Now, we also have to talk about who shows up alongside the title contenders, with nothing to lose.

Road-course specialists like Shane van Gisbergen and AJ Allmendinger do not enter these races protecting points or managing risk. They enter them hunting wins, take bolder risks, and treat the race as an exhibition of what they do better than anyone else in the field.

SVG is the most extreme version of this threat the sport has ever produced. Every one of his seven NASCAR Cup Series victories has come on a road or street course.

At the 2025 regular-season race, he won by over 11 seconds over Christopher Bell, leading the final 17 laps and making the result feel inevitable from lap 60 onwards. Then in 2026, at the May event, he erased a 29.2-second deficit in 18 laps, passed Ty Gibbs for the lead with seven laps remaining, and won by 7.288 seconds over Michael McDowell. One doesn’t have to ask, but do you understand that?

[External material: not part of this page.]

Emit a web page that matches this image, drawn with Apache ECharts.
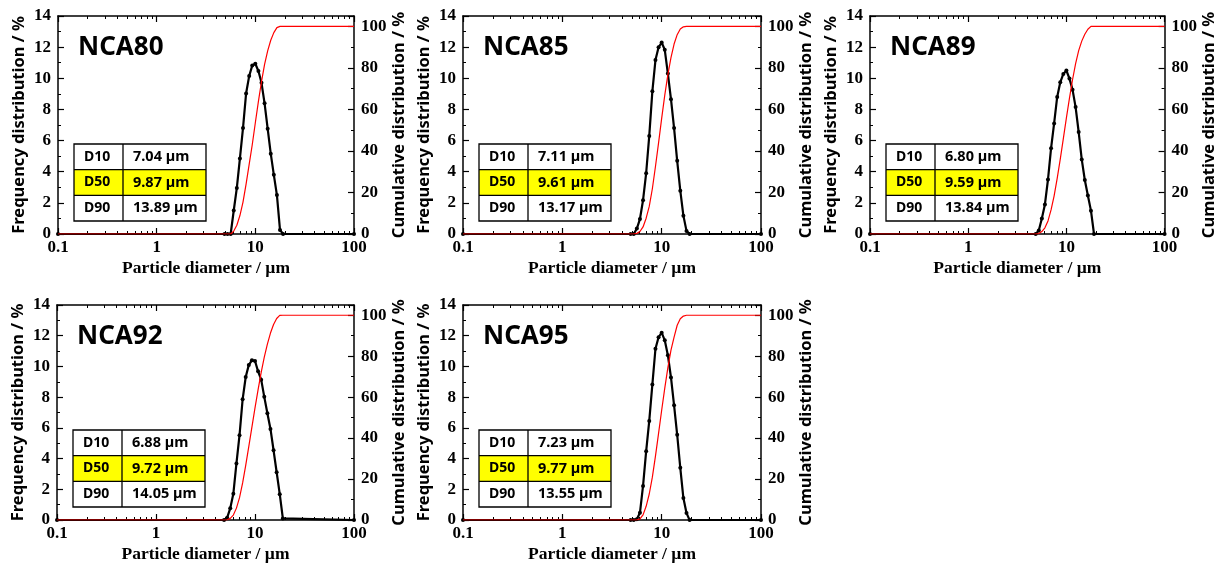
<!DOCTYPE html>
<html>
<head>
<meta charset="utf-8">
<script src="https://cdn.jsdelivr.net/npm/echarts@6/dist/echarts.min.js"></script>
<style>
  html, body { margin: 0; padding: 0; background: #ffffff; }
  #chart { width: 1219px; height: 564px; }
</style>
</head>
<body>
<div id="chart"></div>
<script>
// Particle-size channels (µm); 0.1 and 100 close the measured range
const sizes = [0.1, 4.870, 5.233, 5.623, 6.043, 6.494, 6.978, 7.499, 8.058, 8.660, 9.306,
  10.000, 10.746, 11.548, 12.409, 13.335, 14.330, 15.399, 16.548, 17.783, 19.110, 100];

const samples = ['NCA80', 'NCA85', 'NCA89', 'NCA92', 'NCA95'];

// Frequency distribution (%) per channel
const freqNCA80 = [0, 0, 0, 0, 1.51, 2.96, 4.85, 6.80, 9.02, 10.14, 10.82, 10.93, 10.47, 9.71, 8.39, 6.76, 5.16, 3.80, 2.50, 0.26, 0, 0];
const freqNCA85 = [0, 0, 0, 0.35, 0.96, 2.17, 3.90, 6.30, 9.16, 11.17, 11.99, 12.30, 11.83, 10.30, 8.66, 6.80, 4.70, 2.78, 1.18, 0.20, 0, 0];
const freqNCA89 = [0, 0, 0.22, 1.00, 1.90, 3.50, 5.50, 7.10, 8.80, 9.74, 10.28, 10.50, 9.98, 9.27, 8.15, 6.55, 4.79, 3.47, 2.47, 1.50, 0, 0];
const freqNCA92 = [0, 0, 0.15, 0.76, 1.71, 3.68, 5.52, 7.86, 9.31, 10.10, 10.40, 10.35, 9.68, 9.14, 8.02, 6.95, 5.93, 4.54, 3.11, 1.68, 0.10, 0];
const freqNCA95 = [0, 0, 0, 0.05, 0.47, 2.22, 4.47, 6.45, 8.82, 11.15, 11.90, 12.20, 11.70, 10.73, 9.28, 7.47, 5.55, 3.40, 1.43, 0.45, 0, 0];

// Cumulative distribution (%) per channel
const cumNCA80 = [0, 0, 0, 0, 1.4, 4.2, 8.9, 15.4, 24.0, 33.5, 43.0, 53.6, 63.9, 73.4, 81.7, 88.2, 93.3, 97.0, 99.4, 100, 100, 100];
const cumNCA85 = [0, 0, 0, 0.3, 1.2, 3.4, 7.6, 13.3, 21.8, 32.5, 43.9, 55.7, 66.9, 76.8, 85.0, 91.5, 96.0, 98.7, 99.8, 100, 100, 100];
const cumNCA89 = [0, 0, 0.2, 1.2, 3.0, 6.3, 11.6, 18.4, 26.8, 36.1, 45.9, 55.9, 65.4, 74.3, 82.1, 88.3, 92.9, 96.2, 98.6, 100, 100, 100];
const cumNCA92 = [0, 0, 0.1, 0.8, 2.4, 5.8, 10.9, 18.1, 26.7, 36.0, 45.4, 54.8, 63.7, 72.1, 79.5, 85.9, 91.3, 95.5, 98.4, 99.9, 100, 100];
const cumNCA95 = [0, 0, 0, 0.1, 0.5, 2.5, 6.7, 12.7, 20.9, 31.2, 42.3, 53.6, 64.4, 74.4, 83.0, 89.3, 95.1, 98.3, 99.6, 100, 100, 100];

// Characteristic diameters (µm)
const d10Values = [7.04, 7.11, 6.80, 6.88, 7.23];
const d50Values = [9.87, 9.61, 9.59, 9.72, 9.77];
const d90Values = [13.89, 13.17, 13.84, 14.05, 13.55];

// Tick labels
const freqTicks = { min: 0, max: 14, step: 2 };
const cumTicks = { min: 0, max: 105, step: 20, top: 100 };

const freqSets = [freqNCA80, freqNCA85, freqNCA89, freqNCA92, freqNCA95];
const cumSets = [cumNCA80, cumNCA85, cumNCA89, cumNCA92, cumNCA95];

// Panel plot areas
const panels = [
  { left: 58,  top: 16,  width: 296, height: 218 },
  { left: 463, top: 16,  width: 298, height: 218 },
  { left: 870, top: 16,  width: 296, height: 218 },
  { left: 57,  top: 305, width: 297, height: 215 },
  { left: 463, top: 305, width: 298, height: 215 }
];

const SERIF = '"Liberation Serif", "Times New Roman", serif';
const SANS = '"Noto Sans", "DejaVu Sans", sans-serif';
const BLACK = '#000000';

// log10 positions of the 2..9 minor ticks in each decade
const minorLogTicks = [];
for (let d = -1; d < 2; d++) {
  for (let k = 2; k < 10; k++) minorLogTicks.push(d + Math.log10(k));
}

const grid = [], xAxis = [], yAxis = [], series = [], title = [], graphic = [];

panels.forEach((p, i) => {
  grid.push({ left: p.left, top: p.top, width: p.width, height: p.height, containLabel: false });

  const axisLine = { show: true, onZero: false, lineStyle: { color: BLACK, width: 1.5 } };

  // main log axis with labels
  xAxis.push({
    gridIndex: i, type: 'log', logBase: 10, min: 0.1, max: 100, position: 'bottom',
    name: 'Particle diameter / µm', nameLocation: 'middle', nameGap: 25,
    nameTextStyle: { fontFamily: SERIF, fontWeight: 'bold', fontSize: 17.5, color: BLACK },
    axisLine: axisLine,
    axisTick: { show: true, inside: true, length: 6, lineStyle: { color: BLACK, width: 1.2 } },
    axisLabel: { fontFamily: SERIF, fontWeight: 'bold', fontSize: 17, color: BLACK, margin: 5 },
    splitLine: { show: false }, minorTick: { show: false }
  });
  // minor log ticks, bottom
  xAxis.push({
    gridIndex: i, type: 'value', min: -1, max: 2, position: 'bottom',
    axisLine: { show: false, onZero: false },
    axisTick: { show: true, inside: true, length: 3, customValues: minorLogTicks, lineStyle: { color: BLACK, width: 1 } },
    axisLabel: { show: false }, splitLine: { show: false }
  });
  // top frame with major ticks
  xAxis.push({
    gridIndex: i, type: 'value', min: -1, max: 2, interval: 1, position: 'top',
    axisLine: axisLine,
    axisTick: { show: true, inside: true, length: 6, lineStyle: { color: BLACK, width: 1.2 } },
    axisLabel: { show: false }, splitLine: { show: false }
  });
  // top minor ticks
  xAxis.push({
    gridIndex: i, type: 'value', min: -1, max: 2, position: 'top',
    axisLine: { show: false, onZero: false },
    axisTick: { show: true, inside: true, length: 3, customValues: minorLogTicks, lineStyle: { color: BLACK, width: 1 } },
    axisLabel: { show: false }, splitLine: { show: false }
  });

  yAxis.push({
    gridIndex: i, type: 'value', position: 'left',
    min: freqTicks.min, max: freqTicks.max, interval: freqTicks.step,
    name: 'Frequency distribution / %', nameLocation: 'middle', nameGap: 30, nameRotate: 90,
    nameTextStyle: { fontFamily: SANS, fontWeight: 'bold', fontSize: 16.5, color: BLACK },
    axisLine: axisLine,
    axisTick: { show: true, inside: true, length: 6, lineStyle: { color: BLACK, width: 1.2 } },
    minorTick: { show: true, splitNumber: 2, length: 3, lineStyle: { color: BLACK, width: 1 } },
    axisLabel: { fontFamily: SERIF, fontWeight: 'bold', fontSize: 17, color: BLACK, margin: 7 },
    splitLine: { show: false }
  });
  yAxis.push({
    gridIndex: i, type: 'value', position: 'right',
    min: cumTicks.min, max: cumTicks.max, interval: cumTicks.step,
    name: 'Cumulative distribution / %', nameLocation: 'middle', nameGap: 36, nameRotate: 90,
    nameTextStyle: { fontFamily: SANS, fontWeight: 'bold', fontSize: 16.5, color: BLACK },
    axisLine: axisLine,
    axisTick: { show: true, inside: true, length: 6, lineStyle: { color: BLACK, width: 1.2 } },
    minorTick: { show: true, splitNumber: 2, length: 3, lineStyle: { color: BLACK, width: 1 } },
    axisLabel: {
      fontFamily: SERIF, fontWeight: 'bold', fontSize: 17, color: BLACK, margin: 7,
      formatter: v => (v <= cumTicks.top ? String(v) : '')
    },
    splitLine: { show: false }
  });

  series.push({
    type: 'line', name: samples[i] + ' frequency',
    xAxisIndex: 4 * i, yAxisIndex: 2 * i,
    data: sizes.map((s, j) => [s, freqSets[i][j]]),
    symbol: 'circle', symbolSize: 4, showSymbol: true,
    lineStyle: { color: BLACK, width: 2.2 }, itemStyle: { color: BLACK },
    z: 3, animation: false
  });
  series.push({
    type: 'line', name: samples[i] + ' cumulative',
    xAxisIndex: 4 * i, yAxisIndex: 2 * i + 1,
    data: sizes.map((s, j) => [s, cumSets[i][j]]),
    symbol: 'none', showSymbol: false,
    lineStyle: { color: '#ff0000', width: 1.2 },
    z: 4, animation: false
  });

  title.push({
    text: samples[i], left: p.left + 20, top: p.top + 19, padding: 0,
    textStyle: { fontFamily: SANS, fontWeight: 'bold', fontSize: 26, color: BLACK }
  });

  // D10 / D50 / D90 table
  const tw = 132, th = 77, rh = th / 3, cx = 49;
  const tx = p.left + 16, ty = p.top + p.height - 13 - th;
  const rows = [['D10', d10Values[i]], ['D50', d50Values[i]], ['D90', d90Values[i]]];
  const children = [
    { type: 'rect', shape: { x: 0, y: rh, width: tw, height: rh }, style: { fill: '#ffff00' } },
    { type: 'rect', shape: { x: 0, y: 0, width: tw, height: th }, style: { fill: 'none', stroke: BLACK, lineWidth: 1.3 } },
    { type: 'line', shape: { x1: cx, y1: 0, x2: cx, y2: th }, style: { stroke: BLACK, lineWidth: 1.3 } },
    { type: 'line', shape: { x1: 0, y1: rh, x2: tw, y2: rh }, style: { stroke: BLACK, lineWidth: 1.3 } },
    { type: 'line', shape: { x1: 0, y1: 2 * rh, x2: tw, y2: 2 * rh }, style: { stroke: BLACK, lineWidth: 1.3 } }
  ];
  rows.forEach((r, k) => {
    children.push({
      type: 'text', x: 10, y: rh * k + rh / 2,
      style: { text: r[0], fontFamily: SANS, fontWeight: 'bold', fontSize: 14, fill: BLACK, verticalAlign: 'middle', align: 'left' }
    });
    children.push({
      type: 'text', x: cx + 10, y: rh * k + rh / 2,
      style: { text: r[1].toFixed(2) + ' µm', fontFamily: SANS, fontWeight: 'bold', fontSize: 14.5, fill: BLACK, verticalAlign: 'middle', align: 'left' }
    });
  });
  graphic.push({ type: 'group', x: tx, y: ty, children: children, z: 10 });
});

const chart = echarts.init(document.getElementById('chart'), null, { renderer: 'canvas' });
chart.setOption({
  animation: false,
  backgroundColor: '#ffffff',
  title: title,
  grid: grid,
  xAxis: xAxis,
  yAxis: yAxis,
  series: series,
  graphic: graphic
});
</script>
</body>
</html>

He led 74 of 100 laps, joining Mark Martin, Jeff Gordon, Tony Stewart, Marcos Ambrose, Chase Elliott, and Kyle Larson as the only drivers in history to win at the Glen in consecutive seasons.

For a driver sitting near the playoff cut line, that creates a nightmare. They will be forced to defend their championship position against a competitor who has no fear of contact and is arguably faster on this surface than almost everyone on the grid.

Echoes of the Past: The Glen’s Playoff Blueprint Already Exists

The 2027 postseason will not be the first time Watkins Glen has hosted an elimination round. It did so once, in 2024, and what unfolded that September afternoon remains one of the most damaging destruction of a playoff field this sport has ever witnessed.

It started on lap one. Corey LaJoie made contact with Kyle Busch in the Bus Stop chicane, spinning him directly into the path of Blaney, Hamlin, Keselowski, and Christopher Bell, four playoff drivers, in the opening moments of the race. Reigning Cup champion Ryan Blaney, who had entered as the points leader, slammed into the guardrail. His race was over before the field had completed a single lap. He finished 38th.

It did not stop there. Hamlin was caught in a second incident on Lap 46, racing three-wide through the Esses with Keselowski and Larson. Keselowski took two pit road penalties and was collected in another crash late. William Byron went airborne and landed on top of Keselowski’s Ford with six laps remaining. Martin Truex Jr. hit the outside wall in the final-stage chaos.

When the checkered flag fell, in overtime, only two of the 16 playoff drivers had finished inside the top ten. Twelve of the 16 had suffered some form of incident or damage. Chris Buescher, a non-playoff driver racing with nothing to lose, passed SVG on the final lap to take the win. SVG, who had led the overtime restart, clipped the inside wall at the Bus Stop and lost the position.

That was Watkins Glen as a playoff race, with the field having had time to prepare for it. Now imagine that same track, that same Bus Stop, those same restarts, arriving as the opening round of elimination in 2027, with SVG having won the two most recent Cup races at the venue.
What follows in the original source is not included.